Kabul, Afghanistan – U.S. warplanes accidentally strafed Canadian troops fighting the Taliban in southern Afghanistan early Monday, killing one soldier and wounding several, NATO officials said.
The “friendly fire” incident happened near Panjwayi, where NATO troops have been fighting with the Taliban for three days, part of Operation Medusa. On Monday morning, NATO troops called for close air support. Two U.S. A-10 aircraft responded but hit the Canadian forces with cannons by mistake, NATO officials said.
“It is particularly distressing to us all when, despite the care and precautions that are always applied, a tragedy like this happens,” said Lt. Gen. David Richards, the commander of the International Security Assistance Force, the NATO-led forces that assumed security control of most of Afghanistan in August.

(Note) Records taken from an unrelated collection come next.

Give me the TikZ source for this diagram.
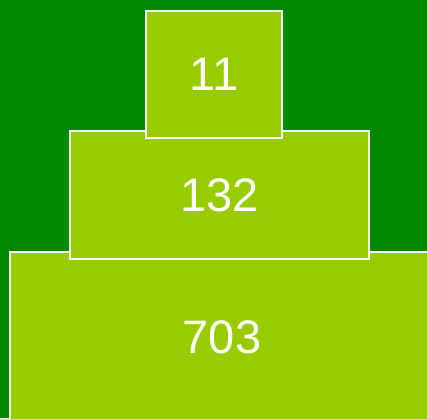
\documentclass[tikz,border=0pt]{standalone}
\usepackage{fontspec}
\setmainfont{Liberation Sans}
\definecolor{bggreen}{HTML}{008800}
\definecolor{boxgreen}{HTML}{99CC00}
\tikzset{
  tier/.style={draw=white, fill=boxgreen, line width=2pt, inner sep=0pt,
    text=white, font=\fontsize{47}{50}\selectfont},
}
\begin{document}
\begin{tikzpicture}[x=1pt,y=1pt]
\useasboundingbox (0,0) rectangle (427,418);
\clip (0,0) rectangle (427,418);
\fill[bggreen] (0,0) rectangle (427,418);
\node[tier, minimum width=424, minimum height=170] (base) at (222,81) {703};
\node[tier, minimum width=299, minimum height=128] (mid) at (219.5,223) {132};
\node[tier, minimum width=136, minimum height=127] (top) at (214,343.5) {11};
\end{tikzpicture}
\end{document}
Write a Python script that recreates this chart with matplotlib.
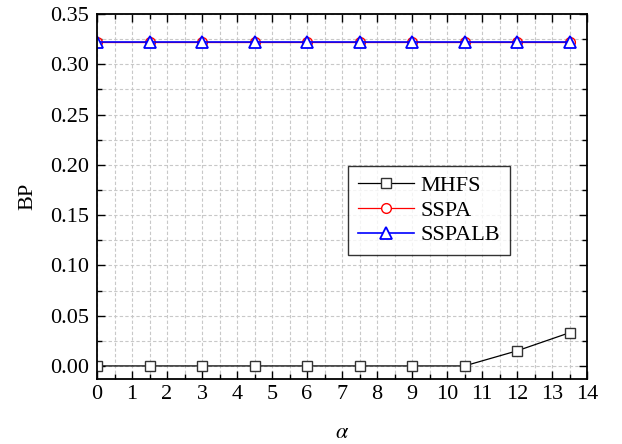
import matplotlib
matplotlib.use("Agg")
import matplotlib.pyplot as plt
from matplotlib.ticker import MultipleLocator

plt.rcParams["font.family"] = ["Liberation Serif", "DejaVu Serif"]
plt.rcParams["mathtext.fontset"] = "stix"

alpha = [0, 1.5, 3, 4.5, 6, 7.5, 9, 10.5, 12, 13.5]
bp_mhfs = [0.0, 0.0, 0.0, 0.0, 0.0, 0.0, 0.0, 0.0, 0.015, 0.033]
bp_sspa = [0.322] * 10
bp_sspalb = [0.322] * 10

fig = plt.figure(figsize=(6.22, 4.44), dpi=100)
ax = fig.add_axes([97 / 622, 1 - 379 / 444, 490 / 622, 365 / 444])

ax.plot(alpha, bp_mhfs, color="black", lw=0.9, marker="s", ms=6.5,
        mfc="white", mec="#333333", mew=1.0, label="MHFS")
ax.plot(alpha, bp_sspa, color="red", lw=0.9, marker="o", ms=7,
        mfc="white", mec="red", mew=1.0, label="SSPA")
ax.plot(alpha, bp_sspalb, color="blue", lw=1.2, marker="^", ms=8,
        mfc="white", mec="blue", mew=1.3, label="SSPALB")

ax.set_xlim(0, 14)
ax.set_ylim(-0.013, 0.35)
ax.xaxis.set_major_locator(MultipleLocator(1))
ax.xaxis.set_minor_locator(MultipleLocator(0.5))
ax.yaxis.set_major_locator(MultipleLocator(0.05))
ax.yaxis.set_minor_locator(MultipleLocator(0.025))
ax.yaxis.set_major_formatter(plt.FormatStrFormatter("%.2f"))

ax.grid(True, which="both", ls=(0, (3, 2)), color="#c8c8c8", lw=0.8)
ax.set_axisbelow(True)
ax.tick_params(which="both", direction="in", top=True, right=True, width=1.0)
ax.tick_params(which="major", length=6, labelsize=16)
ax.tick_params(axis="x", which="major", pad=4)
ax.tick_params(axis="y", which="major", pad=6)
ax.tick_params(which="minor", length=3.5)
for s in ax.spines.values():
    s.set_linewidth(1.3)

ax.set_xlabel(r"$\alpha$", fontsize=16, labelpad=15)
ax.set_ylabel("BP", fontsize=16, labelpad=9)

leg = ax.legend(loc="upper left", bbox_to_anchor=(0.49, 0.615), fontsize=16,
                frameon=True, fancybox=False, edgecolor="black",
                handlelength=2.5, borderpad=0.45, labelspacing=0.18,
                handletextpad=0.3)
leg.get_frame().set_linewidth(1.0)

fig.savefig("out.png", dpi=100)
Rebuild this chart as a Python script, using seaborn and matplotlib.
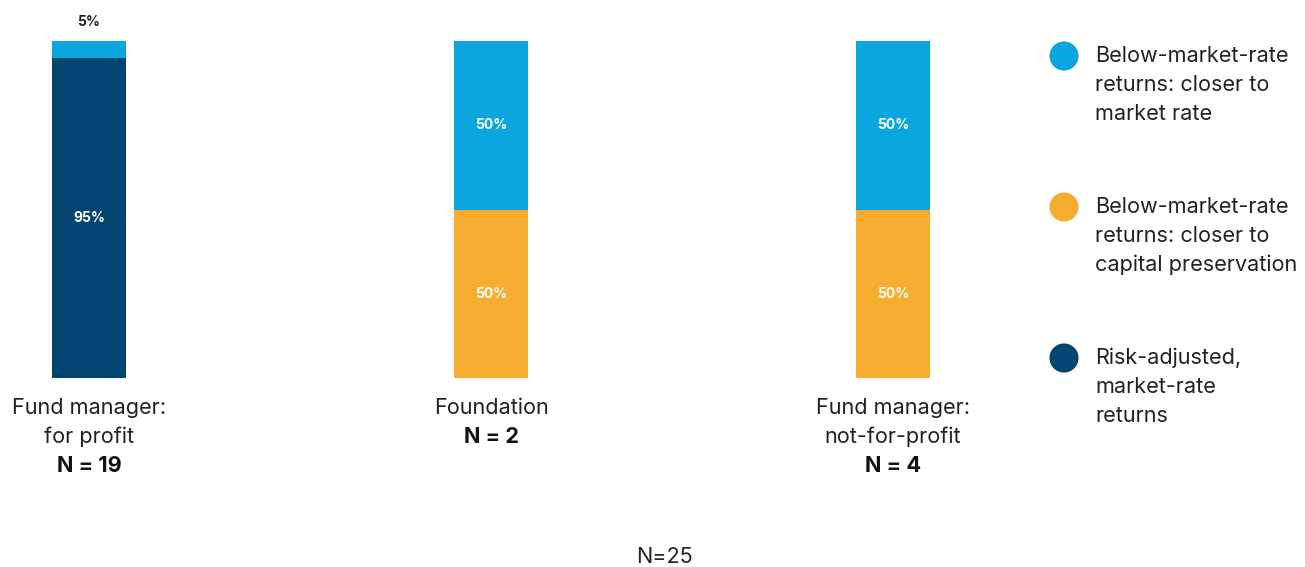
import numpy as np
import pandas as pd
import seaborn as sns
import matplotlib.pyplot as plt

# data
groups = ["for_profit", "foundation", "not_for_profit"]
group_labels = [["Fund manager:", "for profit"], ["Foundation"], ["Fund manager:", "not-for-profit"]]
group_n = [19, 2, 4]
market_rate = [95, 0, 0]          # Risk-adjusted, market-rate returns
capital_pres = [0, 50, 50]        # Below-market-rate: closer to capital preservation
closer_market = [5, 50, 50]       # Below-market-rate: closer to market rate
total_n = 25

series_names = [["Below-market-rate", "returns: closer to", "market rate"],
                ["Below-market-rate", "returns: closer to", "capital preservation"],
                ["Risk-adjusted,", "market-rate", "returns"]]
c_blue, c_orange, c_navy = "#0CA6DF", "#F7AE30", "#044470"

sns.set_style("white")
plt.rcParams['font.family'] = ['Inter', 'DejaVu Sans']

df = pd.DataFrame({'group': groups, 'navy': market_rate, 'orange': capital_pres, 'blue': closer_market})
df['cum_navy'] = df['navy']
df['cum_orange'] = df['navy'] + df['orange']
df['cum_blue'] = df['cum_orange'] + df['blue']

fig = plt.figure(figsize=[13.05, 5.67], dpi=100)
ax = fig.add_axes([0, 189/567, 1000/1305, 337/567])

bw = 74/402
for col, color in [('cum_blue', c_blue), ('cum_orange', c_orange), ('cum_navy', c_navy)]:
    sns.barplot(data=df, x='group', y=col, color=color, width=bw, saturation=1,
                linewidth=0, edgecolor='none', ax=ax)

ax.set_xlim(-89/402, (1000-89)/402)
ax.set_ylim(0, 100)
ax.axis('off')

# segment labels
for i, row in df.iterrows():
    base = 0
    for seg in ['navy', 'orange', 'blue']:
        v = row[seg]
        if v >= 10:
            ax.text(i, base + v/2, f"{v}%", color='white', fontsize=10, fontweight='bold',
                    ha='center', va='center')
        elif v > 0:
            ax.text(i, 100 + 19/337*100, f"{v}%", color='#222222', fontsize=10, fontweight='bold',
                    ha='center', va='center')
        base += v

# category labels under bars
step = 29/337
fs = 15.6
for i, (lines, n) in enumerate(zip(group_labels, group_n)):
    y = -30/337
    for ln in lines:
        ax.text(i, y, ln, transform=ax.get_xaxis_transform(), ha='center', va='center',
                fontsize=fs, color='#222222')
        y -= step
    ax.text(i, y, f"N = {n}", transform=ax.get_xaxis_transform(), ha='center', va='center',
            fontsize=fs, fontweight='bold', color='#111111')

# legend on an overlay in pixel coords
ov = fig.add_axes([0, 0, 1, 1], zorder=5)
ov.set_xlim(0, 1305)
ov.set_ylim(567, 0)
ov.axis('off')
for k, (names, color) in enumerate(zip(series_names, [c_blue, c_orange, c_navy])):
    y0 = 56 + k*151
    ov.scatter([1064], [y0], s=440, color=color, edgecolor='none')
    for j, ln in enumerate(names):
        ov.text(1095, y0 + j*29, ln, ha='left', va='center', fontsize=fs, color='#222222')

ov.text(664, 557, f"N={total_n}", ha='center', va='center', fontsize=fs, color='#222222')

plt.savefig('out.png', dpi=100)
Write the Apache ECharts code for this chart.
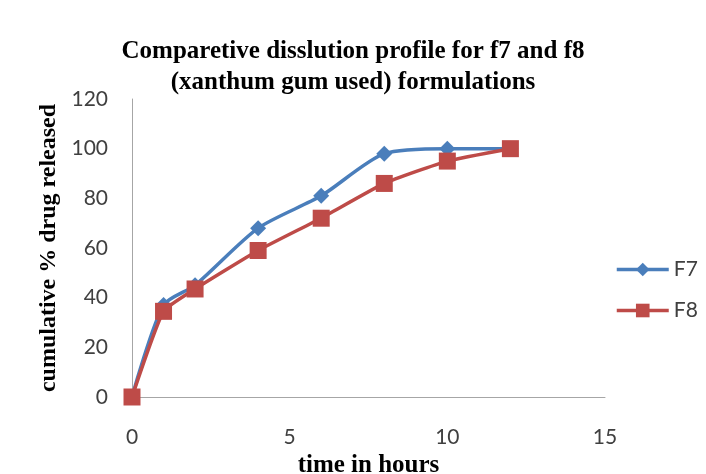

International troops are facing their toughest challenge from Taliban insurgents since the regime fell almost five years ago. The Taliban has taken advantage of a weak government in the south and is often paying recruits more than the government pays its soldiers.
Also Monday, a suicide bomber attacked a British-led NATO convoy in Kabul along a road frequently targeted by suicide attackers and home to many United Nations agencies and relief groups. The bomber, in a Toyota truck, killed one British soldier and four Afghans, officials said. Two of the Afghans were brothers who helped their father fix flat tires. The two others were young men riding past on a motorcycle.
Another British soldier was seriously injured; two others were slightly injured. Four Afghans were injured.
The Taliban claimed responsibility for the attack. “I know there were civilians killed,” said Mohammed Hanif, a purported Taliban spokesman in the Kabul area. “We are deeply concerned about that and want to show our condolences to the families. But this is war, and these things happen.”
But the serious war has been happening in the south, where Taliban insurgents have regrouped and mounted a growing challenge to the NATO troops that took control from the U.S.-led coalition.
This was the first NATO aircraft-supported operation to have problems in more than 800 successful operations in Afghanistan, Richards said. An investigation has been ordered into the incident.
The accident is reminiscent of one in 2002, when a National Guard fighter pilot mistook a Canadian live-ammunition exercise in Afghanistan as an attack, dropped a bomb and killed four Canadian soldiers.